Washington's statements on the importance of religion and morality in American politics, as well as his warnings on the dangers of foreign alliances, although often stated and recognized arguments, were provided special consideration from the pen of an American hero and became common reference during political debates well into the nineteenth century.

Key Points In his address Washington:

  1. Extols the benefits of the federal government. "The unity of government...is a main pillar in the edifice of your real independence...of your tranquility at home, your peace abroad; of your safety; of your prosperity; of that very liberty which you so highly prize."
  2. Warns against the party system. "It serves to distract the Public Councils, and enfeeble the Public Administration....agitates the Community with ill-founded jealousies and false alarms; kindles the animosity of one....against another....it opens the door to foreign influence and corruption...thus the policy and the will of one country are subjected to the policy and will of another."
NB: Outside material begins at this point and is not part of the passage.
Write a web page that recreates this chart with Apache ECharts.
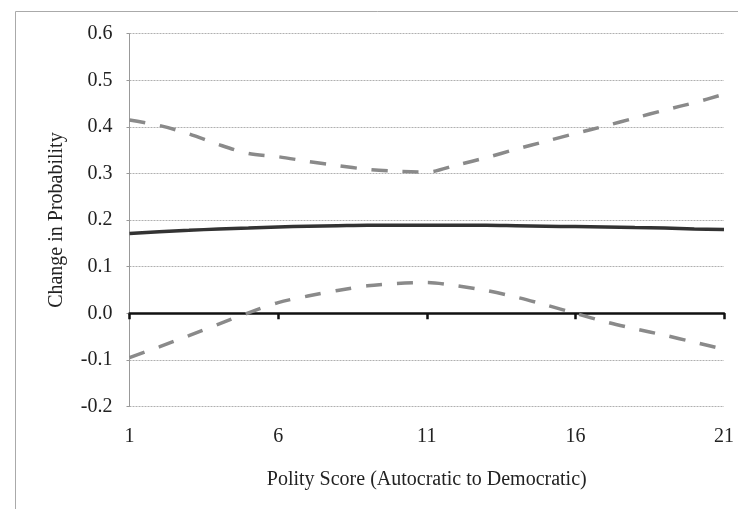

  3. On stable public credit. "...cherish public credit. One method of preserving it is to use it as sparingly as possible...avoiding likewise the accumulation of debt....it is essential that you...bear in mind, that towards the payments of debts there must be Revenue, that to have Revenue there must be taxes; that no taxes can be devised, which are not...inconvenient and unpleasant..."
  4. Warns against permanent foreign alliances. "It is our true policy to steer clear of permanent alliances with any portion of the foreign world..."
  5. On an over-powerful military establishment. "...avoid the necessity of those overgrown military establishments, which, under any form of government, are inauspicious to liberty, and which are to be regarded as particularly hostile to Republican Liberty."